Done well, this builds more than a shiny pilot. It lays pipes that make trade, remittances and financial flows cheaper and more predictable, while keeping the levers of monetary and prudential policy intact.
Implications for banks and PSPs
For incumbents, the Digital Dirham reshapes plumbing rather than ripping it out. Banks stay on the front line: they onboard users, run wallets, manage limits and connect balances to deposits. Treasury desks can hold CBDC within capped “treasury” wallets, adding another tool for intraday liquidity and settlement. Convertibility at par should steady funding, while non-remuneration and automated sweeps reduce the lure of shifting large sight deposits into CBDC.

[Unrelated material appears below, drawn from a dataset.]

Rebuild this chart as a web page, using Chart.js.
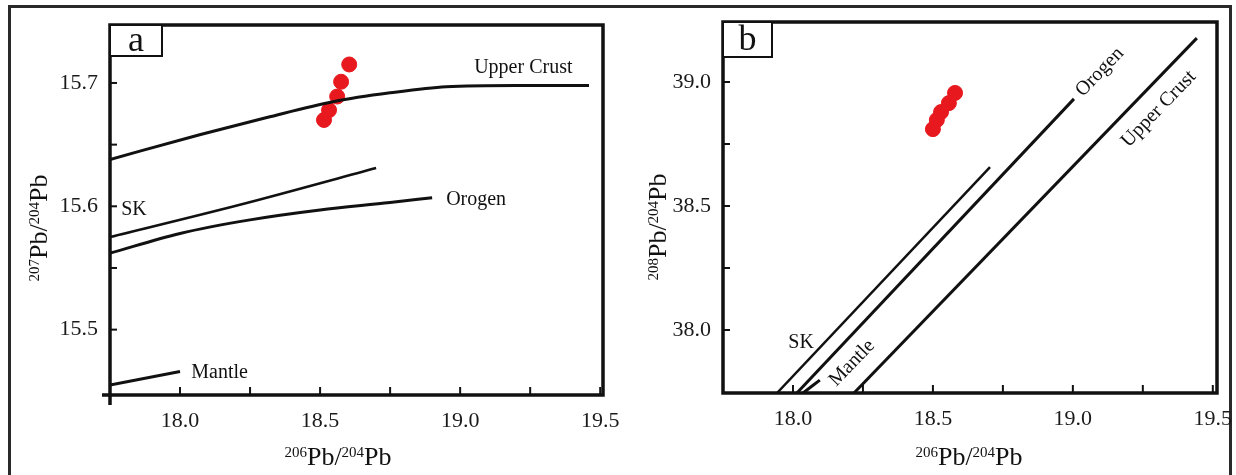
<!DOCTYPE html>
<html>
<head>
<meta charset="utf-8">
<script src="https://cdn.jsdelivr.net/npm/chart.js@4.4.0/dist/chart.umd.min.js"></script>
<style>
  html, body { margin: 0; padding: 0; background: #fff; }
  #wrap { position: relative; width: 1236px; height: 475px; overflow: hidden; }
  #border { position: absolute; left: 8px; top: 5px; width: 1218px; height: 480px; border: 3px solid #2a2a2a; }
  #ca { position: absolute; left: 0; top: 0; width: 630px; height: 475px; }
  #cb { position: absolute; left: 615px; top: 0; width: 621px; height: 475px; }
</style>
</head>
<body>
<div id="wrap">
  <div id="border"></div>
  <canvas id="ca" width="630" height="475"></canvas>
  <canvas id="cb" width="621" height="475"></canvas>
</div>
<script>
// tick values
const xTicks = [18.0, 18.5, 19.0, 19.5];
const xMinorTicks = [18.25, 18.75, 19.25];
const aYTicks = [15.5, 15.6, 15.7];
const aYMinorTicks = [15.55, 15.65];
const bYTicks = [38.0, 38.5, 39.0];
const bYMinorTicks = [38.25, 38.75];

// panel a : 206Pb/204Pb vs 207Pb/204Pb
const aSample206 = [18.514, 18.532, 18.561, 18.575, 18.604];
const aSample207 = [15.670, 15.678, 15.689, 15.701, 15.715];
const aUpperCrust206 = [17.75, 18.07, 18.31, 18.55, 18.75, 18.95, 19.2, 19.46];
const aUpperCrust207 = [15.638, 15.658, 15.672, 15.685, 15.692, 15.697, 15.698, 15.698];
const aSK206 = [17.75, 18.21, 18.70];
const aSK207 = [15.575, 15.601, 15.631];
const aOrogen206 = [17.75, 18.0, 18.25, 18.5, 18.75, 18.9];
const aOrogen207 = [15.562, 15.578, 15.589, 15.597, 15.603, 15.607];
const aMantle206 = [17.75, 18.0];
const aMantle207 = [15.455, 15.466];

// panel b : 206Pb/204Pb vs 208Pb/204Pb
const bSample206 = [18.500, 18.514, 18.529, 18.557, 18.579];
const bSample208 = [38.810, 38.847, 38.879, 38.915, 38.956];
const bUpperCrust206 = [18.218, 19.443];
const bUpperCrust208 = [37.746, 39.177];
const bSK206 = [17.943, 18.704];
const bSK208 = [37.746, 38.657];
const bOrogen206 = [18.014, 19.004];
const bOrogen208 = [37.746, 38.932];
const bMantle206 = [18.036, 18.096];
const bMantle208 = [37.746, 37.798];

const pts = (xs, ys) => xs.map((x, i) => ({ x: x, y: ys[i] }));

const SERIF = '"Liberation Serif", "DejaVu Serif", serif';
Chart.defaults.font.family = SERIF;
Chart.defaults.color = '#1a1a1a';

// title like 206Pb/204Pb with small raised mass numbers
function drawIsoTitle(ctx, parts, cx, baseY) {
  const big = '26px ' + SERIF, small = '15px ' + SERIF;
  let w = 0;
  parts.forEach(p => { ctx.font = p.sup ? small : big; w += ctx.measureText(p.t).width; });
  let x = cx - w / 2;
  ctx.textAlign = 'left';
  ctx.textBaseline = 'alphabetic';
  parts.forEach(p => {
    ctx.font = p.sup ? small : big;
    ctx.fillText(p.t, x, p.sup ? baseY - 8 : baseY);
    x += ctx.measureText(p.t).width;
  });
}

const paperPlugin = {
  id: 'paper',
  afterDraw(chart, args, opts) {
    const { ctx, chartArea: a, scales: { x, y } } = chart;
    ctx.save();
    ctx.strokeStyle = '#111';
    ctx.fillStyle = '#111';
    // ticks pointing into the plot
    ctx.lineWidth = 2;
    x.ticks.forEach(t => {
      const px = x.getPixelForValue(t.value);
      ctx.beginPath(); ctx.moveTo(px, a.bottom); ctx.lineTo(px, a.bottom - 8); ctx.stroke();
    });
    y.ticks.forEach(t => {
      const py = y.getPixelForValue(t.value);
      ctx.beginPath(); ctx.moveTo(a.left, py); ctx.lineTo(a.left + 7, py); ctx.stroke();
    });
    // frame
    ctx.lineWidth = 3.5;
    ctx.strokeRect(a.left, a.top, a.right - a.left, a.bottom - a.top);
    if (opts.cross) {
      ctx.beginPath();
      ctx.moveTo(a.left - 8, a.bottom); ctx.lineTo(a.left, a.bottom);
      ctx.moveTo(a.left, a.bottom); ctx.lineTo(a.left, a.bottom + 10);
      ctx.stroke();
    }
    // panel letter
    ctx.lineWidth = 2;
    ctx.fillStyle = '#fff';
    ctx.fillRect(a.left, a.top, opts.boxW, opts.boxH);
    ctx.strokeRect(a.left, a.top, opts.boxW, opts.boxH);
    ctx.fillStyle = '#111';
    ctx.font = '36px ' + SERIF;
    ctx.textAlign = 'center';
    ctx.textBaseline = 'middle';
    ctx.fillText(opts.letter, a.left + opts.boxW / 2, a.top + opts.boxH / 2 + 1);
    // curve names
    ctx.font = '20px ' + SERIF;
    opts.labels.forEach(l => {
      ctx.save();
      ctx.translate(x.getPixelForValue(l.x), y.getPixelForValue(l.y));
      ctx.rotate((l.rot || 0) * Math.PI / 180);
      ctx.textAlign = l.align || 'left';
      ctx.textBaseline = 'middle';
      ctx.fillText(l.text, 0, 0);
      ctx.restore();
    });
    // axis titles
    drawIsoTitle(ctx, opts.xTitle, opts.xTitleX, opts.xTitleY);
    ctx.save();
    ctx.translate(opts.yTitleX, opts.yTitleY);
    ctx.rotate(-Math.PI / 2);
    drawIsoTitle(ctx, opts.yTitle, 0, 0);
    ctx.restore();
    ctx.restore();
  }
};

function curve(data, width) {
  return {
    type: 'line', data: data, showLine: true, borderColor: '#111', borderWidth: width || 3,
    pointRadius: 0, cubicInterpolationMode: 'monotone', fill: false
  };
}

function makePanel(id, cfg) {
  const tickFont = { size: 22 };
  return new Chart(document.getElementById(id), {
    type: 'scatter',
    data: {
      datasets: [
        curve(cfg.lines[0]), curve(cfg.lines[1], 2.5), curve(cfg.lines[2]), curve(cfg.lines[3]),
        {
          type: 'scatter', data: cfg.samples, backgroundColor: '#e8191e', borderColor: '#e8191e',
          pointRadius: 7.5, pointHoverRadius: 7.5
        }
      ]
    },
    options: {
      responsive: false,
      animation: false,
      layout: { padding: cfg.padding },
      plugins: {
        legend: { display: false },
        tooltip: { enabled: false },
        paper: cfg.paper
      },
      scales: {
        x: {
          type: 'linear', min: cfg.xMin, max: cfg.xMax,
          afterFit: s => { s.height = cfg.xHeight; s.paddingLeft = 0; s.paddingRight = 0; },
          afterBuildTicks: s => {
            s.ticks = xTicks.concat(xMinorTicks).sort((p, q) => p - q).map(v => ({ value: v }));
          },
          ticks: {
            font: tickFont, padding: 13, maxRotation: 0, autoSkip: false,
            callback: v => xTicks.includes(v) ? v.toFixed(1) : ''
          },
          grid: { display: false, drawTicks: false },
          border: { display: false }
        },
        y: {
          type: 'linear', min: cfg.yMin, max: cfg.yMax,
          afterFit: s => { s.width = cfg.yWidth; s.paddingTop = 0; s.paddingBottom = 0; },
          afterBuildTicks: s => {
            s.ticks = cfg.yTicks.concat(cfg.yMinor).sort((p, q) => p - q).map(v => ({ value: v }));
          },
          ticks: {
            font: tickFont, padding: 12, autoSkip: false,
            callback: v => cfg.yTicks.includes(v) ? v.toFixed(1) : ''
          },
          grid: { display: false, drawTicks: false },
          border: { display: false }
        }
      }
    },
    plugins: [paperPlugin]
  });
}

const title206 = [{ t: '206', sup: true }, { t: 'Pb/' }, { t: '204', sup: true }, { t: 'Pb' }];

makePanel('ca', {
  xMin: 17.75, xMax: 19.51, yMin: 15.447, yMax: 15.747,
  yTicks: aYTicks, yMinor: aYMinorTicks,
  padding: { left: 0, right: 27, top: 25, bottom: 0 },
  xHeight: 80, yWidth: 110,
  lines: [pts(aUpperCrust206, aUpperCrust207), pts(aSK206, aSK207), pts(aOrogen206, aOrogen207), pts(aMantle206, aMantle207)],
  samples: pts(aSample206, aSample207),
  paper: {
    letter: 'a', boxW: 52, boxH: 31, cross: true,
    xTitle: title206, xTitleX: 338, xTitleY: 465,
    yTitle: [{ t: '207', sup: true }, { t: 'Pb/' }, { t: '204', sup: true }, { t: 'Pb' }],
    yTitleX: 47, yTitleY: 228,
    labels: [
      { text: 'Upper Crust', x: 19.05, y: 15.712 },
      { text: 'Orogen', x: 18.95, y: 15.605 },
      { text: 'SK', x: 17.79, y: 15.597 },
      { text: 'Mantle', x: 18.04, y: 15.465 }
    ]
  }
});

makePanel('cb', {
  xMin: 17.75, xMax: 19.515, yMin: 37.746, yMax: 39.242,
  yTicks: bYTicks, yMinor: bYMinorTicks,
  padding: { left: 0, right: 19, top: 22, bottom: 0 },
  xHeight: 82, yWidth: 108,
  lines: [pts(bUpperCrust206, bUpperCrust208), pts(bSK206, bSK208), pts(bOrogen206, bOrogen208), pts(bMantle206, bMantle208)],
  samples: pts(bSample206, bSample208),
  paper: {
    letter: 'b', boxW: 49, boxH: 35, cross: false,
    xTitle: title206, xTitleX: 354, xTitleY: 465,
    yTitle: [{ t: '208', sup: true }, { t: 'Pb/' }, { t: '204', sup: true }, { t: 'Pb' }],
    yTitleX: 51, yTitleY: 227,
    labels: [
      { text: 'Orogen', x: 19.096, y: 39.04, rot: -46, align: 'center' },
      { text: 'Upper Crust', x: 19.307, y: 38.891, rot: -46, align: 'center' },
      { text: 'SK', x: 18.029, y: 37.948, align: 'center' },
      { text: 'Mantle', x: 18.211, y: 37.867, rot: -46, align: 'center' }
    ]
  }
});
</script>
</body>
</html>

Commercial dynamics change at the edges. Faster settlement and fewer chargebacks compress fees, pressuring acquirers but opening room for value-added services: instant pay-outs, programmable invoicing, escrow, supplier finance and just-in-time treasury. PSPs with strong APIs and compliance tooling can win here, offering CBDC-as-a-service to smaller banks and fintechs.
Operationally, intermediaries take on more responsibility, not less. They must run robust KYC and monitoring, secure wallets, and plug new rails into old ones without breaking either. Technology choices (ledger gateways, tokenisation stacks, smart-contract governance) become strategic. The payoff is access to new flows: government disbursements, payroll, remittances and B2B settlement that clears with central-bank finality.
FAQs
What is the Digital Dirham?
A UAE central bank digital currency designed for retail, wholesale and cross-border payments, redeemable at par and settled instantly.
Is it legal tender?
Yes. UAE law recognises digital currency as legal tender alongside notes and coins.
How will privacy work?
PII stays with the wallet provider. The ledger is pseudonymous and traceable only through lawful process.
Will it pay interest?
No. Balances are non-remunerated and subject to holding and transaction limits.
What changes for banks and PSPs?
They distribute wallets, run KYC/AML, and integrate settlement. Expect faster settlement and new programmable services.